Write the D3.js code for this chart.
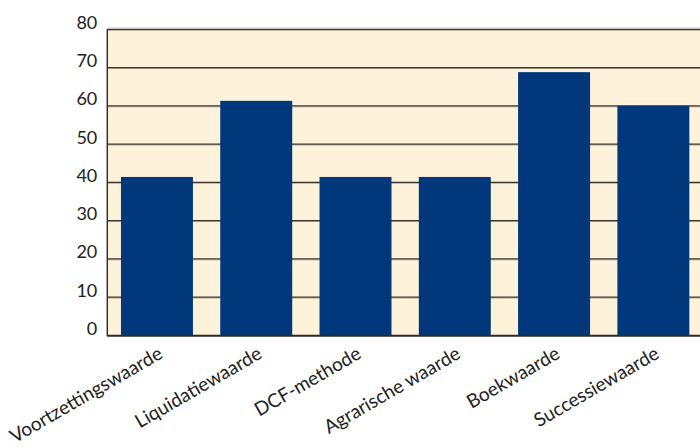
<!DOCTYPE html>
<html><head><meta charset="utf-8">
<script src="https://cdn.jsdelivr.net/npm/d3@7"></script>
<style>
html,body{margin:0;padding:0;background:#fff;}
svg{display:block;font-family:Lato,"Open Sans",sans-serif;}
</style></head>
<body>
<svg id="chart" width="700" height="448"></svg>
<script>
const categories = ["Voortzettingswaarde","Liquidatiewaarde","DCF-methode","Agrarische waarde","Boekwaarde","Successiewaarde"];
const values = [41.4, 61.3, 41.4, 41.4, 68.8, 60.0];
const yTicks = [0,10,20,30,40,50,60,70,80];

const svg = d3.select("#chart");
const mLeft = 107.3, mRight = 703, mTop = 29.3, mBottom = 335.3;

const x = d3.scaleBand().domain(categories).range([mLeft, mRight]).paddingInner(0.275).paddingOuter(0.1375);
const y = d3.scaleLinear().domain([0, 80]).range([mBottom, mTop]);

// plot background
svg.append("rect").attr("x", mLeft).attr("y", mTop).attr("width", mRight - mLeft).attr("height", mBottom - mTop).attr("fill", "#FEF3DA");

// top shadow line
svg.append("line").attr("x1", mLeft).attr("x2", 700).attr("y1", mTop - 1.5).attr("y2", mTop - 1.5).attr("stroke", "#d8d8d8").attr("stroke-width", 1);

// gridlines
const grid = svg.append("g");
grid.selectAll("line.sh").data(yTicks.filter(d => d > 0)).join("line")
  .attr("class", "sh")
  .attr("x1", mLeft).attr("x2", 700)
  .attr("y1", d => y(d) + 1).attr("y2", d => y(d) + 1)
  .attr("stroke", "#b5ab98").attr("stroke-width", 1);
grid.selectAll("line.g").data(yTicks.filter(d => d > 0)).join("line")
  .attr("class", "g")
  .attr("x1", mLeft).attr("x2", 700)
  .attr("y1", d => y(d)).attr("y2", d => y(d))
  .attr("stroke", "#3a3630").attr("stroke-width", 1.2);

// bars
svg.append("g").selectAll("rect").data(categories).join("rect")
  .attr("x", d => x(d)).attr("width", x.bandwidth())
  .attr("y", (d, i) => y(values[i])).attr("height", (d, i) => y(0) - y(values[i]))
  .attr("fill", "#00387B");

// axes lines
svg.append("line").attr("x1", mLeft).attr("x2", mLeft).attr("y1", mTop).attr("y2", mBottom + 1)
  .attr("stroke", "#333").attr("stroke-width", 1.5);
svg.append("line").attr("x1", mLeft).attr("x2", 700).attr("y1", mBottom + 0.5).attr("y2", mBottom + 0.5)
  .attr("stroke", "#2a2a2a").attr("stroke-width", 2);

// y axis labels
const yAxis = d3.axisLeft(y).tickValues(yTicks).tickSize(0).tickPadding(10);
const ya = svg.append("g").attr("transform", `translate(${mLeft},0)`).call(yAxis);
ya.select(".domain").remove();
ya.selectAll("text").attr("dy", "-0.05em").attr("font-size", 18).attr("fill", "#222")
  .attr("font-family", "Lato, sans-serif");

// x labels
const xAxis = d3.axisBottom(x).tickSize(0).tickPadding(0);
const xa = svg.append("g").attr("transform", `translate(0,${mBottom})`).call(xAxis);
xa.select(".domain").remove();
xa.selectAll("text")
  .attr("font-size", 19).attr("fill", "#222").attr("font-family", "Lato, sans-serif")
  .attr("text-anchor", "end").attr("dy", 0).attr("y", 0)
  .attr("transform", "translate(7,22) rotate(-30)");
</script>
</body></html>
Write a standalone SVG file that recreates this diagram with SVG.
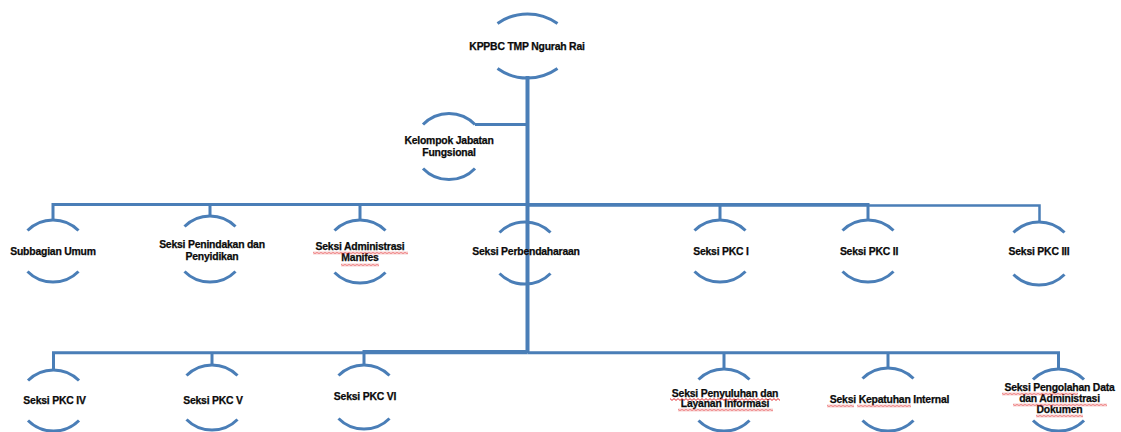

AIM OF THE TASK: Reproduce only the lines from the beginning of the data through the line that contains "const yTicks = [0,10,20,30,40,50,60,70,80];", both included, and please drop the pictures.

ANSWER:
Write the D3.js code for this chart.
<!DOCTYPE html>
<html><head><meta charset="utf-8">
<script src="https://cdn.jsdelivr.net/npm/d3@7"></script>
<style>
html,body{margin:0;padding:0;background:#fff;}
svg{display:block;font-family:Lato,"Open Sans",sans-serif;}
</style></head>
<body>
<svg id="chart" width="700" height="448"></svg>
<script>
const categories = ["Voortzettingswaarde","Liquidatiewaarde","DCF-methode","Agrarische waarde","Boekwaarde","Successiewaarde"];
const values = [41.4, 61.3, 41.4, 41.4, 68.8, 60.0];
const yTicks = [0,10,20,30,40,50,60,70,80];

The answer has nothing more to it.